Junyi Doc Reader

ReviewAudited by ClawScan on May 10, 2026.

Overview

This is mostly a coherent document-archiving skill, but its optional LLM mode has a privacy-contract mismatch that can send document chunks to a default external endpoint, and Feishu mode uses local app credentials.

Install only if you are comfortable with its document outputs being stored in your chosen vault and with Feishu mode using local Feishu app credentials. Keep DOC_READER_ALLOW_EXTERNAL=false for offline use; if you enable LLM insights, explicitly set DOC_READER_API_URL and DOC_READER_MODEL so you know exactly where document chunks are sent.

Findings (5)

Artifact-based informational review of SKILL.md, metadata, install specs, static scan signals, and capability signals. ClawScan does not execute the skill or run runtime probes.

What this means

A user may believe they must explicitly choose the LLM endpoint, while the skill can fall back to a default external provider when enrichment is enabled.

Why it was flagged

This privacy claim is contradicted by the included code: `scripts/enricher.py` defines a default OpenAI URL and `scripts/pipeline.py` can enable insights with only an API key and `DOC_READER_ALLOW_EXTERNAL=true`. That mismatch can mislead users about where document content may go.

Skill content
启用 LLM 增强需要用户主动设置全部四个环境变量 ... `DOC_READER_API_URL`(用户指定 endpoint,无硬编码生产 URL)
Recommendation

Require DOC_READER_API_URL and DOC_READER_MODEL explicitly before enrichment, or change the privacy text to clearly state the default endpoint and model.

What this means

Private document chunks can leave the local machine in enrichment mode, potentially to a provider the user did not explicitly configure.

Why it was flagged

When LLM enrichment is enabled, chunk text is sent to an LLM API endpoint, and the endpoint defaults to OpenAI if DOC_READER_API_URL is not set.

Skill content
DEFAULT_API_URL = "https://api.openai.com/v1/chat/completions" ... "content": USER_PROMPT_TEMPLATE.format(text=text) ... urllib.request.urlopen(req, timeout=60)
Recommendation

Leave DOC_READER_ALLOW_EXTERNAL=false unless external analysis is intended, and set DOC_READER_API_URL explicitly to the desired provider before using insights mode.

What this means

Using Feishu mode gives the skill access to Feishu app credentials for the selected account.

Why it was flagged

Feishu mode reads local app credentials to obtain an access token.
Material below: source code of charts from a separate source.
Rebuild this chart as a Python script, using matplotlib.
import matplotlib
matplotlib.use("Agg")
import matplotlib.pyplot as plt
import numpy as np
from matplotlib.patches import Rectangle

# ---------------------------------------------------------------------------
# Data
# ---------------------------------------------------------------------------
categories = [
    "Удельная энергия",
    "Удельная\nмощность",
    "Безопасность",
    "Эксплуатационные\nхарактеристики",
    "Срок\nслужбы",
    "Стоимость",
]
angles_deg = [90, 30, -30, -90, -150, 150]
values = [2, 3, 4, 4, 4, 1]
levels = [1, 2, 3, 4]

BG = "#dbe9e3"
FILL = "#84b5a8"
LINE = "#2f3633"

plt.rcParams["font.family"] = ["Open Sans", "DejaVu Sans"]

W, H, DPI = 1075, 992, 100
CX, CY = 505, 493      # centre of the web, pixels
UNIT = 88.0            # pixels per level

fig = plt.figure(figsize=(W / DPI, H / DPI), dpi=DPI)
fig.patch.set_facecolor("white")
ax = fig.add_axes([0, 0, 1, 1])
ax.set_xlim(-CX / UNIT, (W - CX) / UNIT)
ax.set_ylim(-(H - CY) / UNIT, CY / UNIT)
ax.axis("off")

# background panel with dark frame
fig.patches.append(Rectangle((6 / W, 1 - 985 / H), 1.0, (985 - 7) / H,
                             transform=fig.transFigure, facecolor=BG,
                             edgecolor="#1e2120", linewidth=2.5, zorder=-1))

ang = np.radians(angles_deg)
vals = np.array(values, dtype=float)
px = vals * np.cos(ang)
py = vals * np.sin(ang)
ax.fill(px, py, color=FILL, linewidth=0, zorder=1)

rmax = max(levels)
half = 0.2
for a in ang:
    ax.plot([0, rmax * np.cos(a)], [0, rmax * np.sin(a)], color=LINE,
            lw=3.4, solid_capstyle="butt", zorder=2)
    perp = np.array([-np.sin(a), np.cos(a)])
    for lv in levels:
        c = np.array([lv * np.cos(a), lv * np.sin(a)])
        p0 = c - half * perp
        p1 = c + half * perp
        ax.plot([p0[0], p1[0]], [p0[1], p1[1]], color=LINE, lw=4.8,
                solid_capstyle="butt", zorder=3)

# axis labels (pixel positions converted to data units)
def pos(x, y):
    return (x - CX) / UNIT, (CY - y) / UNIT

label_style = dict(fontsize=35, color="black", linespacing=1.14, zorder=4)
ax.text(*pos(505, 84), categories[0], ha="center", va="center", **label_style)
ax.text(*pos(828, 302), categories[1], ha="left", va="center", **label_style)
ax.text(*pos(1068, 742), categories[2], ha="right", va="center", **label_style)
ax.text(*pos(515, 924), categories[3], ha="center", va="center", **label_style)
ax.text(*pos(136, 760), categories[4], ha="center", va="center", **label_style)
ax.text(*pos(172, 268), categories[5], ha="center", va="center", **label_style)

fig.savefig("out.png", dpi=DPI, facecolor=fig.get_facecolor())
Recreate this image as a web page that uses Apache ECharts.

This is purpose-aligned for fetching Feishu documents, but it is sensitive account authority.

Skill content
仅 `~/.openclaw/openclaw.json` 中 `channels.feishu.accounts[<account>].appId` / `.appSecret` 两个字段 ... 用于换取 Feishu tenant_access_token
Recommendation

Use a least-privilege Feishu app/account and verify the requested `--account` before running Feishu imports.

What this means

Archived content may be reused by agents later if the output directory is part of an Obsidian vault or other searchable knowledge base.

Why it was flagged

The skill intentionally persists source text, chunks, and indexes for later agent use. This is expected for document archiving, but it means private or untrusted document content may remain available in future retrieval contexts.

Skill content
`chunks.jsonl` — 精确检索定位 ... `source.md` — 需要全文搜索时使用 ... `ROOT_INDEX.md` — 先读这个了解文档结构
Recommendation

Store outputs only in a vault/location appropriate for the document sensitivity, and review generated indexes before relying on them.

What this means

The skill depends on the behavior and trustworthiness of local pandoc/pdftotext installations when processing documents.

Why it was flagged

The converter runs local document-conversion binaries. This is central to the stated purpose and uses argument lists rather than shell execution, but users should know local tools are invoked.

Skill content
subprocess.run(["pandoc", "-f", "docx", "-t", "markdown", ...]) ... subprocess.run(["pdftotext", "-layout", input_path, "-"], ...)
Recommendation

Use trusted, up-to-date converter binaries and avoid processing untrusted documents in a sensitive environment.